This past Sunday, I went to a sand mandala destruction ceremony at Amherst College that I heard about through Hilltown Families.
We got to the Frost Library right as the ceremony was starting, and the place was crowded. There were rings of people around the table that the mandala was constructed on. The monks talked a little about their experience constructing mandalas, the variety of sand mandalas that exist, etc. All throughout the ceremony, people kept taking pictures. At one point, a woman pushed her way to the front row, knelt down, and started clicking away with a professional looking camera. It struck me as funny that we try to capture the images of a ceremony that’s meant to be about the impermanence of things. Not that I was above it all in some serene detachment from the material world.—I thought about taking a picture, too.
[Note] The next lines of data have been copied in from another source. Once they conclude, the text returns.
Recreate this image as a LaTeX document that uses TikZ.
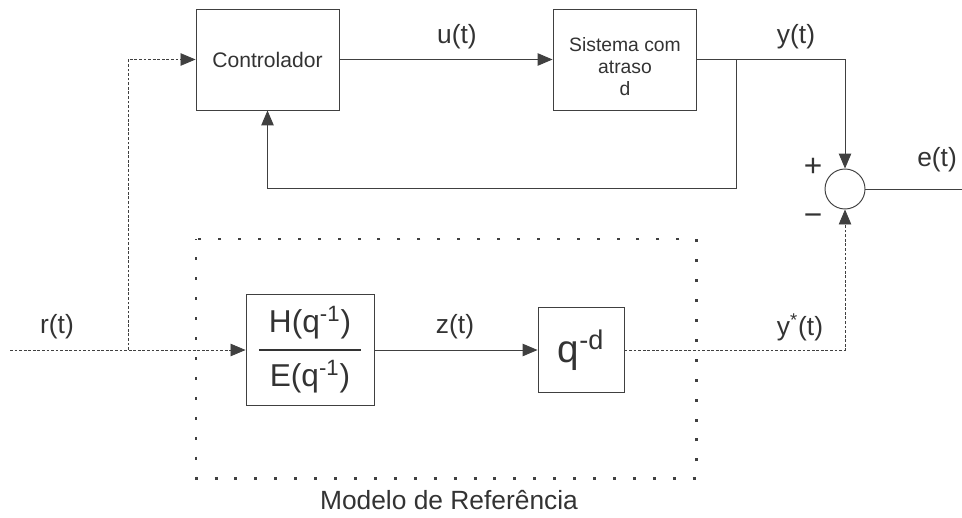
\documentclass[tikz,border=0pt]{standalone}
\usepackage{amsmath}
\usepackage{fontspec}
\setmainfont{Liberation Sans}
\usetikzlibrary{arrows.meta}

\definecolor{linegray}{HTML}{404040}
\definecolor{textgray}{HTML}{333333}

\begin{document}
\begin{tikzpicture}
        [x = 0.02cm, y = -0.02cm,
            > = {Triangle[length=0.3cm, width=0.25cm]},
            line width = 0.55pt,
            block/.style = {rectangle, draw=linegray, line width=0.55pt, text=textgray, inner sep=0pt},
            label text/.style = {text=textgray, font=\fontsize{15}{18}\selectfont},
            sign/.style = {text=textgray, font=\fontsize{18}{20}\selectfont},
            signal/.style = {draw=linegray, ->},
            ref signal/.style = {signal, dash pattern=on 1.6pt off 1pt, line width=0.45pt},
            model frame/.style = {draw=linegray, line width=1.7pt, dash pattern=on 1.7pt off 9.64pt, dash phase=0.85pt}]

        \useasboundingbox (0,0) rectangle (962,517);

        % blocks
        \node[block, minimum width=2.86cm, minimum height=2.02cm, font=\fontsize{12}{14}\selectfont] (ctrl) at (267.5,59.5) {Controlador};
        \node[block, minimum width=2.86cm, minimum height=2.02cm] (plant) at (624.5,59.5) {};
        \node[text=textgray, font=\fontsize{11}{12.5}\selectfont, align=center] (plant text) at (625,67) {Sistema com\\atraso\\d};
        \node[block, minimum width=2.56cm, minimum height=2.22cm, font=\fontsize{18}{21}\selectfont] (filter) at (310,350)
            {$\genfrac{}{}{1.7pt}{0}{\text{\hspace{0.2cm}H(q\textsuperscript{-1})\hspace{0.2cm}}}{\text{E(q\textsuperscript{-1})}}$};
        \node[block, minimum width=1.72cm, minimum height=1.70cm, font=\fontsize{22}{26}\selectfont] (delay) at (581,350) {q\textsuperscript{-d}};
        \node[circle, draw=linegray, minimum size=0.8cm, inner sep=0pt] (sum) at (845,189) {};

        \coordinate (rin) at (10,350);
        \coordinate (rsplit) at (128,350);
        \coordinate (ysplit) at (736,60);
        \coordinate (fb) at (736,188);
        \coordinate (eout) at (962,189);

        % model of reference
        \draw[model frame] (196,239) rectangle (696,478);

        % connectors
        \draw[ref signal] (rin) -- (filter.west);
        \draw[ref signal] (rsplit) |- (ctrl.west);
        \draw[signal] (ctrl) -- (plant);
        \draw[signal] (plant.east) -| (sum.north);
        \draw[signal] (ysplit) -- (fb) -| (ctrl.south);
        \draw[signal] (filter) -- (delay);
        \draw[ref signal] (delay.east) -| (sum.south);
        \draw[draw=linegray] (sum.east) -- (eout);

        % labels
        \node[label text] (u label) at (457,37) {u(t)};
        \node[label text] (y label) at (796,37) {y(t)};
        \node[label text] (e label) at (937,160) {e(t)};
        \node[label text] (r label) at (57,327) {r(t)};
        \node[label text] (z label) at (455,327) {z(t)};
        \node[label text] (ystar label) at (800,327) {y\textsuperscript{*}(t)};
        \node[label text] (model label) at (449,500) {Modelo de Referência};
        \node[sign] (plus) at (813,167) {+};
        \node[sign] (minus) at (813,220) {−};
    \end{tikzpicture}
\end{document}
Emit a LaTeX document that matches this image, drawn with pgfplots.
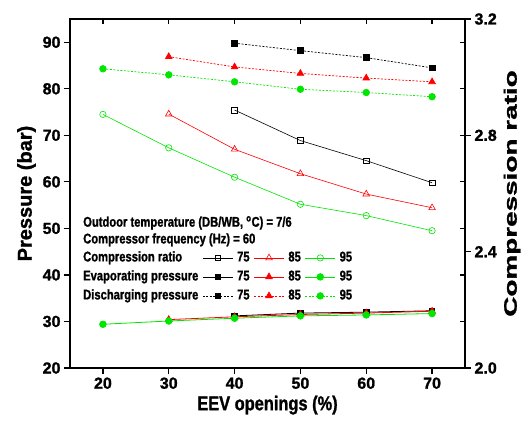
\documentclass[border=0pt]{standalone}
\usepackage{pgfplots}
\pgfplotsset{compat=1.18}
\usepackage{fontspec}
\usepackage{graphicx}
\setmainfont{Liberation Sans}
\newfontfamily\bsans{Liberation Sans Bold}[FakeBold=1.2]
\newfontfamily\bnarrow{Liberation Sans Bold}[FakeStretch=0.8, FakeBold=1.2]
\newfontfamily\bxlab{Liberation Sans Bold}[FakeStretch=0.82, FakeBold=1.2]
\definecolor{mygreen}{RGB}{0,230,0}
\pgfplotsset{
  cr75/.style={black, line width=0.6pt, mark=square, mark size=2.8pt, mark options={solid, fill=white}},
  cr85/.style={red, line width=0.6pt, mark=triangle, mark size=3.8pt, mark options={solid, fill=white}},
  cr95/.style={mygreen, line width=0.6pt, mark=o, mark size=3.2pt, mark options={solid, fill=white}},
  ev75/.style={black, line width=0.8pt, mark=square*, mark size=2.8pt, mark options={solid}},
  ev85/.style={red, line width=0.8pt, mark=triangle*, mark size=3.8pt, mark options={solid}},
  ev95/.style={mygreen, line width=0.8pt, mark=*, mark size=3.3pt, mark options={solid}},
  dc75/.style={black, line width=0.7pt, dash pattern=on 2pt off 1.5pt, mark=square*, mark size=2.8pt, mark options={solid}},
  dc85/.style={red, line width=0.7pt, dash pattern=on 2pt off 1.5pt, mark=triangle*, mark size=3.8pt, mark options={solid}},
  dc95/.style={mygreen, line width=0.7pt, dash pattern=on 2pt off 1.5pt, mark=*, mark size=3.3pt, mark options={solid}},
  common/.style={
    scale only axis, width=395pt, height=349pt,
    xmin=15, xmax=75,
    axis line style={line width=1.2pt},
    every tick/.style={line width=1.2pt, black},
    /pgf/number format/assume math mode=true,
    tick label style={font=\bsans\fontsize{16}{16}\selectfont},
  }
}
\begin{document}
\begin{tikzpicture}
\path[use as bounding box] (-70pt,-58pt) rectangle (458pt,368pt);
% left axis: pressures
\begin{axis}[common,
  ymin=20, ymax=95,
  xtick={20,30,...,70}, ytick={20,30,...,90},
  xtick pos=left, ytick pos=left,
  tick align=outside, major tick length=6pt,
  xlabel={\bxlab\fontsize{20}{20}\selectfont EEV openings (\%)},
  ylabel={\bsans\fontsize{20}{20}\selectfont Pressure (bar)},
]
\addplot[ev75] coordinates {(40,31.2) (50,31.8) (60,32.0) (70,32.3)};
\addplot[ev85] coordinates {(30,30.4) (40,31.0) (50,31.5) (60,31.8) (70,32.2)};
\addplot[ev95] coordinates {(20,29.4) (30,30.1) (40,30.7) (50,31.2) (60,31.4) (70,31.7)};
\addplot[dc75] coordinates {(40,89.8) (50,88.2) (60,86.7) (70,84.5)};
\addplot[dc85] coordinates {(30,86.9) (40,84.7) (50,83.3) (60,82.3) (70,81.5)};
\addplot[dc95] coordinates {(20,84.3) (30,83.0) (40,81.5) (50,79.9) (60,79.2) (70,78.3)};
\end{axis}
% mirror ticks (inward) on top and right
\begin{axis}[common,
  ymin=20, ymax=95,
  xtick={20,30,...,70}, ytick={20,30,...,90},
  xtick pos=right, ytick pos=right,
  tick align=inside, major tick length=5pt,
  xticklabels={}, yticklabels={},
]
\end{axis}
% right axis: compression ratio
\begin{axis}[common,
  ymin=2.0, ymax=3.2,
  axis x line=none, axis y line*=right,
  ytick={2.0,2.4,2.8,3.2},
  yticklabel style={/pgf/number format/.cd, fixed, fixed zerofill, precision=1},
  tick align=outside, major tick length=6pt,
  ylabel={\bsans\fontsize{18}{18}\selectfont\scalebox{1.55}[1]{Compression ratio}},
  legend columns=4,
  legend cell align=left,
  legend image code/.code={\draw[mark repeat=2, mark phase=2, #1] plot coordinates {(0pt,0pt) (15pt,0pt) (30pt,0pt)};},
  legend style={draw=none, fill=none, inner sep=0pt, at={(0.0228,0.3375)}, anchor=north west,
    font=\bnarrow\fontsize{14}{14}\selectfont,
    row sep=4pt,
    nodes={inner sep=1pt, text height=10pt, text depth=3pt},
    /tikz/every odd column/.append style={column sep=3pt},
    /tikz/every even column/.append style={column sep=3pt},
    /tikz/column 2/.append style={column sep=0pt}},
]
\addlegendimage{empty legend}\addlegendentry{Compression ratio}
\addplot[cr75] coordinates {(40,2.887) (50,2.782) (60,2.713) (70,2.637)};
\addlegendentry{75}
\addplot[cr85] coordinates {(30,2.873) (40,2.752) (50,2.668) (60,2.598) (70,2.551)};
\addlegendentry{85}
\addplot[cr95] coordinates {(20,2.872) (30,2.757) (40,2.656) (50,2.563) (60,2.524) (70,2.472)};
\addlegendentry{95}
\addlegendimage{empty legend}\addlegendentry{Evaporating pressure}
\addlegendimage{ev75}\addlegendentry{75}
\addlegendimage{ev85}\addlegendentry{85}
\addlegendimage{ev95}\addlegendentry{95}
\addlegendimage{empty legend}\addlegendentry{Discharging pressure}
\addlegendimage{dc75}\addlegendentry{75}
\addlegendimage{dc85}\addlegendentry{85}
\addlegendimage{dc95}\addlegendentry{95}
\node[anchor=base west, inner sep=0pt, font=\bnarrow\fontsize{14}{14}\selectfont] at (rel axis cs:0.033,0.405) {Outdoor temperature (DB/WB, \textsuperscript{o}C) = 7/6};
\node[anchor=base west, inner sep=0pt, font=\bnarrow\fontsize{14}{14}\selectfont] at (rel axis cs:0.033,0.357) {Compressor frequency (Hz) = 60};
\end{axis}
\end{tikzpicture}
\end{document}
They took little pinches of sand from each area of the mandala. I wondered if they were going to deconstruct the whole mandala this way, bit by bit. But then one of the monks took this tool that looked a little like a pizza slicer, and cut into the mandala, slashing diagonally across the mandala until the sand blurred together. It was really moving; I don’t think I was the only one in the crowd on the verge of tears.
|(Image of similar ceremony courtesy of nimpitja)|
The two monks gathered up the sand into a ceremonial urn, and a big crowd of people followed the monks down to this stream on campus, where the sand was poured into the water. Then, it was all over. The monks and everyone following them trooped back up the hill. I watched by the stream, with a few other stragglers. It took a long time for the sand to spread through the water.
It was such a cool experience; I wish there were weekly mandala destruction ceremonies to attend. But then again, I guess that would counteract the whole impermanence theme.